Social media platform, Twitter’s lawsuit to hold Elon Musk over his $44 billion acquisition of the microblogging site, is set to go to trial in October after a Delaware judge yesterday said the social media company is seeking a quick solution to the uncertainty. earned from the deal.
The ruling is a blow to Musk, who pushed for a trial in February, which his attorney said the court would allow a comprehensive investigation into the true number of spam accounts on the platform. Twitter had requested a September trial.
Chancellor Kathaleen McCormick of the Court of Chancery in Delaware said the parties were able to handle an expedited trial.
“The reality is that delay threatens irreparable harm to the sellers,” she said, referring to Twitter.

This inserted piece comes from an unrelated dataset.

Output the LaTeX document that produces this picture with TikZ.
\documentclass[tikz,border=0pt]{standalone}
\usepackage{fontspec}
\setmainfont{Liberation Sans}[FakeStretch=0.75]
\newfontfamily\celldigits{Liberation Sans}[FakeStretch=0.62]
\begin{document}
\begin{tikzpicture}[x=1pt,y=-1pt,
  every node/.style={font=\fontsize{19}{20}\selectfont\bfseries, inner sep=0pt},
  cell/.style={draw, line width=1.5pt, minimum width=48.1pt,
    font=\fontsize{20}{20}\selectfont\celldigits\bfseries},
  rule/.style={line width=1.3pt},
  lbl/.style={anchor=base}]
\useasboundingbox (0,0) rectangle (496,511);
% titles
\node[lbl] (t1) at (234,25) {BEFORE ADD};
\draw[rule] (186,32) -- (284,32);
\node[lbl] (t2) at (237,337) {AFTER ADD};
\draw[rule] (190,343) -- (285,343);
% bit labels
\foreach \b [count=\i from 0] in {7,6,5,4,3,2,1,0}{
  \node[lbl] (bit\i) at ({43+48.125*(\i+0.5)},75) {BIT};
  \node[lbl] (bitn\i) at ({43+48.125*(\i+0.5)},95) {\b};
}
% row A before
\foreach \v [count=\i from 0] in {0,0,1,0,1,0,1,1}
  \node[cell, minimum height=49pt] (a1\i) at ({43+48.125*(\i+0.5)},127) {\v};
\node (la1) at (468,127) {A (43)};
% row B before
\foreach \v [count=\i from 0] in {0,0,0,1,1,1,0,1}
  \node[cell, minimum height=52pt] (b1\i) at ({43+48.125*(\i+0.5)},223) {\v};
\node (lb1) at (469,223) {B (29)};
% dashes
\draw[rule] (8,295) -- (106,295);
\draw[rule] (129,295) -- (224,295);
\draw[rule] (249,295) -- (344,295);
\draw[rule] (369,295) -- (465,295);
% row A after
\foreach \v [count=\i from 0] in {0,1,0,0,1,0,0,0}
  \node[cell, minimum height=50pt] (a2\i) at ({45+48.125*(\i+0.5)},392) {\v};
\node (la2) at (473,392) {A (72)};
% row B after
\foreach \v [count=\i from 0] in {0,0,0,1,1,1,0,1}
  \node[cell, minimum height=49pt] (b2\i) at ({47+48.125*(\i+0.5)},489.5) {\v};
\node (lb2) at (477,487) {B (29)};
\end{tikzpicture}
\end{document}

She asked the parties to work out the timetable for the trial, which she set at five days.
According to Reuters, Twitter shares rose throughout yesterday morning and rose 3.6 percent to $39.81 in the early afternoon.
Twitter wants McCormick to declare that Musk has violated the merger agreement and instruct him to complete the merger at the agreed price of $54.20 per share. It said it needed the earliest possible trial date in case Musk was ordered to close and then additional lawsuits were needed to address the funding.

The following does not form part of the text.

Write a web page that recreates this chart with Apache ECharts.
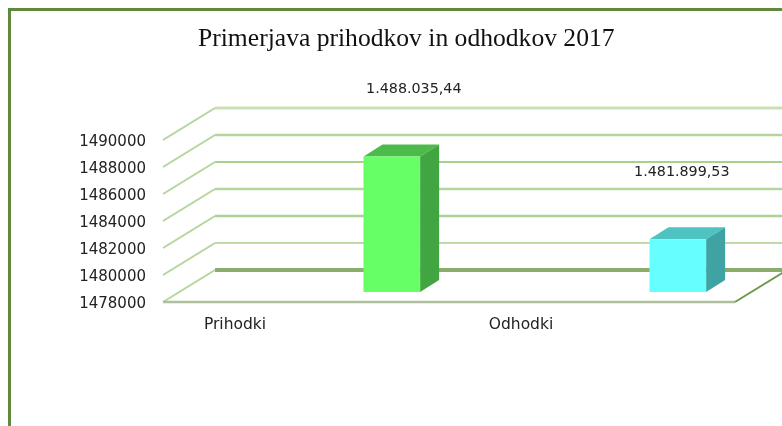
<!DOCTYPE html>
<html><head><meta charset="utf-8">
<style>html,body{margin:0;padding:0;background:#fff}#c{width:782px;height:426px}</style>
<script src="https://cdn.jsdelivr.net/npm/echarts@6/dist/echarts.min.js"></script>
</head><body><div id="c"></div>
<script>
const titleText = 'Primerjava prihodkov in odhodkov 2017';
const categories = ['Prihodki', 'Odhodki'];
const values = [1488035.44, 1481899.53];
const valueLabels = ['1.488.035,44', '1.481.899,53'];
const yTicks = [1478000, 1480000, 1482000, 1484000, 1486000, 1488000, 1490000];

// style tables, by tick index (bottom to top)
const wallStyles = [
  {w: 4, c: '#8aad6d'}, {w: 1.6, c: '#a9d18e'}, {w: 2.6, c: '#aed295'}, {w: 2.6, c: '#b4d69c'},
  {w: 2, c: '#a9d18e'}, {w: 2.6, c: '#b4d69c'}, {w: 3, c: '#c7e0b4'}
];
const barStyles = [
  {front: '#66ff66', top: '#4cbb4c', side: '#41a541', labelDx: 22},
  {front: '#66ffff', top: '#4fc2c2', side: '#40a3a3', labelDx: 4}
];
const WALL_DX = 52, WALL_DY = -32;   // floor depth
const BAR_DX = 19, BAR_DY = -12;     // bar depth
const BAR_SHIFT_Y = -10;             // bar sits part way into the floor
const BAR_SHIFT_X = 0.3;             // share of a category band
const BAR_W = 0.198;                 // share of a category band

const chart = echarts.init(document.getElementById('c'), null, {renderer: 'canvas'});
const line = (pts, w, c) => ({type: 'polyline', shape: {points: pts}, style: {stroke: c, lineWidth: w, fill: null}, silent: true});
const poly = (pts, c) => ({type: 'polygon', shape: {points: pts}, style: {fill: c}, silent: true});

chart.setOption({
  animation: false,
  backgroundColor: '#fff',
  title: {text: titleText, left: 193, top: 21, textStyle: {fontFamily: 'Liberation Serif', fontWeight: 'normal', fontSize: 25.6, color: '#111'}},
  grid: {left: 163, right: 47, top: 140, bottom: 124},
  xAxis: {type: 'category', data: categories, axisLine: {show: false}, axisTick: {show: false}, splitLine: {show: false},
    axisLabel: {fontFamily: 'DejaVu Sans', fontSize: 15.5, color: '#222', margin: 15, padding: [0, 142, 0, 0]}},
  yAxis: {type: 'value', min: yTicks[0], max: yTicks[yTicks.length - 1], interval: 2000, axisLine: {show: false}, axisTick: {show: false}, splitLine: {show: false},
    axisLabel: {fontFamily: 'DejaVu Sans', fontSize: 15, color: '#222', margin: 17, verticalAlign: 'top', lineHeight: 4, formatter: v => String(v)}},
  graphic: [{type: 'rect', shape: {x: 9.5, y: 9.5, width: 900, height: 600}, style: {fill: null, stroke: '#5f8a3e', lineWidth: 3}, silent: true, z: -1}],
  series: [
    {type: 'custom', data: yTicks.map(v => [0, v]), clip: false, silent: true, z: 2,
      renderItem(params, api) {
        const cs = params.coordSys, y = api.coord([0, api.value(1)])[1], i = params.dataIndex, s = wallStyles[i];
        const L = cs.x, R = cs.x + cs.width;
        const children = [
          line([[L, y], [L + WALL_DX, y + WALL_DY]], 2, '#b4d69c'),
          line([[L + WALL_DX, y + WALL_DY], [R + WALL_DX, y + WALL_DY]], s.w, s.c)
        ];
        if (i === 0) {
          children.push(line([[L, y], [R, y]], 2.5, '#adc09b'));
          children.push(line([[R, y], [R + WALL_DX, y + WALL_DY]], 2, '#6a9a4a'));
        }
        return {type: 'group', children};
      }},
    {type: 'custom', data: values.map((v, i) => [i, v]), clip: false, silent: true, z: 3,
      renderItem(params, api) {
        const i = params.dataIndex, s = barStyles[i], band = api.size([1, 0])[0];
        const c = api.coord([api.value(0), api.value(1)]);
        const base = api.coord([api.value(0), yTicks[0]]);
        const xl = c[0] + band * (BAR_SHIFT_X - BAR_W / 2), xr = xl + band * BAR_W;
        const yt = c[1] + BAR_SHIFT_Y, yb = base[1] + BAR_SHIFT_Y;
        return {type: 'group', children: [
          poly([[xl, yt], [xl + BAR_DX, yt + BAR_DY], [xr + BAR_DX, yt + BAR_DY], [xr, yt]], s.top),
          poly([[xr, yt], [xr + BAR_DX, yt + BAR_DY], [xr + BAR_DX, yb + BAR_DY], [xr, yb]], s.side),
          poly([[xl, yt], [xr, yt], [xr, yb], [xl, yb]], s.front),
          {type: 'text', silent: true, style: {text: valueLabels[i], x: (xl + xr) / 2 + s.labelDx, y: yt + BAR_DY - 55,
            align: 'center', verticalAlign: 'middle', fontFamily: 'DejaVu Sans', fontSize: 14.3, fill: '#222'}}
        ]};
      }}
  ]
});
</script></body></html>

Twitter’s attorney William Savitt argued at the hearing that the number of the bot and spam accounts on his service had no bearing on the deal with Musk. He said Musk took the issue because he wanted “to conjure an exit for a deal that has none”.
Musk had argued that an accelerated process would prevent the truth about spam from coming out.
A Musk lawyer yesterday accused Twitter of dragging on responding to Musk’s requests for information about methods for calculating the number of spam accounts.
“When Mr. Musk started asking questions, the answers he got were alarming,” said Andrew Rossman, Musk’s attorney. He said it will take months to analyze massive amounts of data to resolve Musk’s questions about Twitter’s spam accounts.
Rossman also pushed back on the idea that Musk was trying to harm Twitter, pointing out that the billionaire had a greater interest than the combined interests of Twitter’s directors.
According to the report, even with this scheduling dispute, the stakes were high for Twitter. The company struggled to grow its user base and advertising business before Musk got involved, and now the company and many other tech companies are cutting costs amid rampant inflation and fears of a recession.
Twitter needs a quick solution to its battle with Musk to mitigate uncertainty for its shareholders, employees, and customers, and any consequences for his company that could be exacerbated by costly, lengthy lawsuits.
While yesterday’s hearing was largely a procedural one, it offered a look at how both sides can approach what will likely be a messy litigation process. It can also give a glimpse of how the judge overseeing the case approaches the dispute.
“There may be hints of what she’s asking and what she’s saying, and what they’re saying, during the hearing that might tell us something,” said Carl Tobias, a professor at the University of Richmond School of Law.